Formamos nosotros parte de este Yo, ya lo he mencionado varias veces. Pero nunca es suficiente. En un universo de Nathan Drakes y Jefes Maestros, Freeman se presenta a sí misma como personaje de su particular Historia, para terminar con un texto que agradece a una comunidad de jugadores y revela lo real de la experiencia. Al narrar su Historia, deja fuera necesariamente a lo masculino. Ella es el centro de gravitación principal, por motivos obvios. Aunque parezca que el juego se vertebra sobre una relación, en realidad la motivación última es una auto-exploración, un mirarse para dentro. Lo vemos cuando aparecen el precio de los billetes de avión, búsqueda que nosotros no hemos hecho, pero ella sí, en plena elipsis.

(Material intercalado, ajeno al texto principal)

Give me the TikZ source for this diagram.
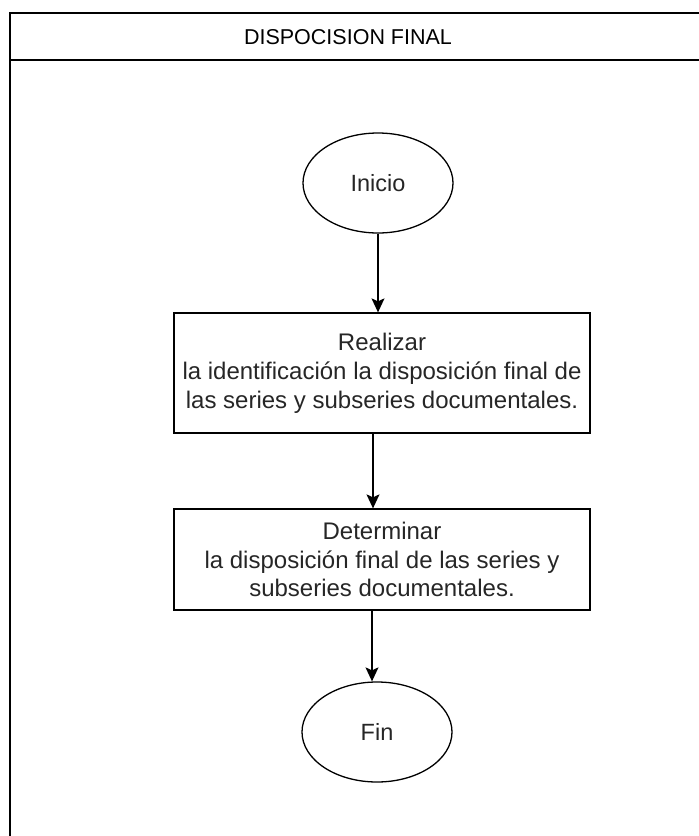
\documentclass[tikz,border=0pt]{standalone}
\usepackage{fontspec}
\setmainfont{Liberation Sans}
\usetikzlibrary{arrows.meta,shapes.geometric}

\tikzset{
  frameline/.style={line width=2pt, draw=black},
  terminal/.style={ellipse, draw=black, line width=1.3pt,
    minimum width=150pt, minimum height=100pt, inner sep=0pt,
    font=\fontsize{23.5}{28}\selectfont, text=black!85},
  process/.style={rectangle, draw=black, line width=1.3pt,
    minimum width=416pt, inner sep=0pt, align=center,
    font=\fontsize{24}{28.8}\selectfont, text=black!85},
  flow/.style={line width=1.3pt, draw=black,
    -{Stealth[length=14pt,width=13pt,inset=3pt]}},
  titletext/.style={font=\fontsize{21.5}{26}\selectfont, text=black}
}

\begin{document}
\begin{tikzpicture}[x=1pt,y=-1pt]
  \useasboundingbox (0,0) rectangle (699,836);
  \clip (0,0) rectangle (699,836);

  % swimlane frame with header
  \draw[frameline] (10,860) -- (10,13) -- (720,13);
  \draw[frameline] (10,60) -- (720,60);
  \node[titletext] (title) at (348,37) {DISPOCISION FINAL};

  % flow steps
  \node[terminal] (inicio) at (378,183) {Inicio};
  \node[process, minimum height=120pt] (realizar) at (382,373)
    {Realizar\\la identificación la disposición final de\\las series y subseries documentales.};
  \node[process, minimum height=101pt] (determinar) at (382,559.5)
    {Determinar\\la disposición final de las series y\\subseries documentales.};
  \node[terminal] (fin) at (377,732) {Fin};

  % connectors
  \draw[flow] (inicio.south) -- (inicio.south |- realizar.north);
  \draw[flow] ([xshift=-9pt]realizar.south) -- ([xshift=-9pt]realizar.south |- determinar.north);
  \draw[flow] ([xshift=-10pt]determinar.south) -- ([xshift=-10pt]determinar.south |- fin.north);
\end{tikzpicture}
\end{document}
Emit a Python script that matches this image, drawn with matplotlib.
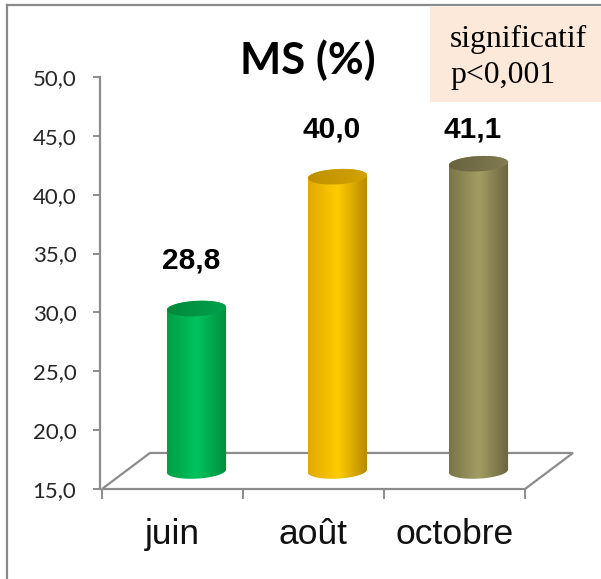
import numpy as np
import matplotlib
matplotlib.use("Agg")
import matplotlib.pyplot as plt
from matplotlib.patches import Polygon, Rectangle
from matplotlib.lines import Line2D
from matplotlib.colors import to_rgb

# ---- data ----
categories = ["juin", "août", "octobre"]
values = [28.8, 40.0, 41.1]
value_labels = ["28,8", "40,0", "41,1"]
yticks = [15, 20, 25, 30, 35, 40, 45, 50]
ytick_labels = ["15,0", "20,0", "25,0", "30,0", "35,0", "40,0", "45,0", "50,0"]
title = "MS (%)"
note_lines = ["significatif", "p<0,001"]

# ---- style ----
bar_colors = [  # left, light, right, top-left, top-right
    ("#00A045", "#00C25F", "#008E3D", "#008A3B", "#00A24D"),
    ("#E2A900", "#FFCC00", "#B78900", "#BE9000", "#D3A300"),
    ("#7A7449", "#A39D63", "#6A6440", "#68623F", "#827C52"),
]
label_off = [5.6, 5.5, 4.4]

W, H = 601, 579
fig = plt.figure(figsize=(W / 100, H / 100), dpi=100)
fig.patch.set_facecolor("white")

# axes in pixel geometry
ax_l, ax_r, ax_b, ax_t = 100, 580, 489, 77
ax = fig.add_axes([ax_l / W, (H - ax_b) / H, (ax_r - ax_l) / W, (ax_b - ax_t) / H])
ax.set_facecolor("none")
xmin, xmax = -0.514, 2.89
ymin, ymax = 15, 50

dx, dy = 0.17, 1.53       # half depth offsets (data units)
a, b, s = 0.21, 0.65, 0.6  # cylinder half width, ellipse half height, tilt

gray = "#8C8C8C"

# floor
floor = Polygon([(-0.5, ymin), (2.5, ymin), (2.5 + 2 * dx, ymin + 2 * dy),
                 (-0.5 + 2 * dx, ymin + 2 * dy)], closed=True,
                facecolor="white", edgecolor=gray, lw=1.6, zorder=1, clip_on=False)
ax.add_patch(floor)


def grad_img(cols, n=64):
    stops = np.linspace(0, 1, len(cols))
    rgb = np.array([to_rgb(c) for c in cols])
    xs = np.linspace(0, 1, n)
    arr = np.stack([np.interp(xs, stops, rgb[:, k]) for k in range(3)], axis=-1)
    return arr[np.newaxis, :, :]


for i, v in enumerate(values):
    cx = i + dx
    yb = ymin + dy
    yt = v + dy
    c = bar_colors[i]
    t1 = np.linspace(np.pi, 2 * np.pi, 60)
    xb = cx + a * np.cos(t1)
    ybp = yb + b * np.sin(t1) + s * (xb - cx)
    t2 = np.linspace(0, np.pi, 60)
    xt = cx + a * np.cos(t2)
    ytp = yt + b * np.sin(t2) + s * (xt - cx)
    body = np.vstack([np.column_stack([xb, ybp]), np.column_stack([xt, ytp])])
    bp = Polygon(body, closed=True, facecolor="none", edgecolor="none", zorder=3)
    ax.add_patch(bp)
    im = ax.imshow(grad_img([c[0], c[1], c[2]]), extent=[cx - a, cx + a, yb - 2, yt + 2],
                   aspect="auto", interpolation="bilinear", zorder=3, origin="lower")
    im.set_clip_path(bp)
    # top ellipse
    t3 = np.linspace(0, 2 * np.pi, 120)
    xe = cx + a * np.cos(t3)
    ye = yt + b * np.sin(t3) + s * (xe - cx)
    tp = Polygon(np.column_stack([xe, ye]), closed=True, facecolor="none",
                 edgecolor="none", zorder=4)
    ax.add_patch(tp)
    im2 = ax.imshow(grad_img([c[3], c[4]]), extent=[cx - a, cx + a, yt - 2, yt + 2],
                    aspect="auto", interpolation="bilinear", zorder=4, origin="lower")
    im2.set_clip_path(tp)
    # value label
    ax.text(i + 0.13, v + label_off[i], value_labels[i], ha="center", va="center",
            fontsize=21.5, fontweight="bold", family="Liberation Sans", color="black",
            zorder=6)

ax.set_xlim(xmin, xmax)
ax.set_ylim(ymin, ymax)

for sp in ["top", "right", "bottom"]:
    ax.spines[sp].set_visible(False)
ax.spines["left"].set_color(gray)
ax.spines["left"].set_linewidth(1.6)

ax.set_yticks(yticks)
ax.set_yticklabels(ytick_labels, family="Lato", fontsize=16, color="#262626")
ax.tick_params(axis="y", direction="out", length=5, width=1.4, color=gray, pad=12)

ax.set_xticks([-0.5, 0.5, 1.5, 2.5])
ax.set_xticklabels([])
ax.tick_params(axis="x", which="major", direction="out", length=7.5, width=1.4, color=gray)
ax.set_xticks([0, 1, 2], minor=True)
ax.set_xticklabels(categories, minor=True, family="Liberation Sans", fontsize=25.5,
                   color="#111111")
ax.tick_params(axis="x", which="minor", length=0, pad=21)

# title
fig.text(308 / W, 1 - 60 / H, title, ha="center", va="center", fontsize=31.5,
         fontweight="bold", family="Lato", color="black")

# note box
fig.patches.append(Rectangle((430 / W, 1 - 102 / H), (W - 430) / W, 95 / H,
                             transform=fig.transFigure, facecolor="#FDE9D9",
                             edgecolor="none", zorder=0))
fig.text(450 / W, 1 - 47 / H, note_lines[0], ha="left", va="baseline",
         family="Liberation Serif", fontsize=22.8, color="black")
fig.text(450 / W, 1 - 83 / H, note_lines[1], ha="left", va="baseline",
         family="Liberation Serif", fontsize=22.8, color="black")

# frame
fig.lines.append(Line2D([7 / W, 1], [1 - 5 / H, 1 - 5 / H], transform=fig.transFigure,
                        color="#8A8A8A", lw=1.6))
fig.lines.append(Line2D([7 / W, 7 / W], [0, 1 - 5 / H], transform=fig.transFigure,
                        color="#8A8A8A", lw=1.6))

fig.savefig("out.png", dpi=100)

La mirada es un acto fundamental en Cibele cuando dejamos de ser Nina Freeman, pero al ser ella el resto del tiempo, nuestra forma de mirarla cambia. Se alteran códigos y estructuras al englobarse en una situación distinta a la de la sala de cine o las habitaciones del museo. En su corta trama, apenas tres actos de veinte minutos o media hora, el juego se muestra como un artefacto vasto e inmenso, en un aparente páramo donde la reflexión y lo íntimo se ve relegado a propuestas marginales. «No es un juego», gritan algunos. Pero claro que lo es. Solo un juego podría hacer lo que hace Cibele.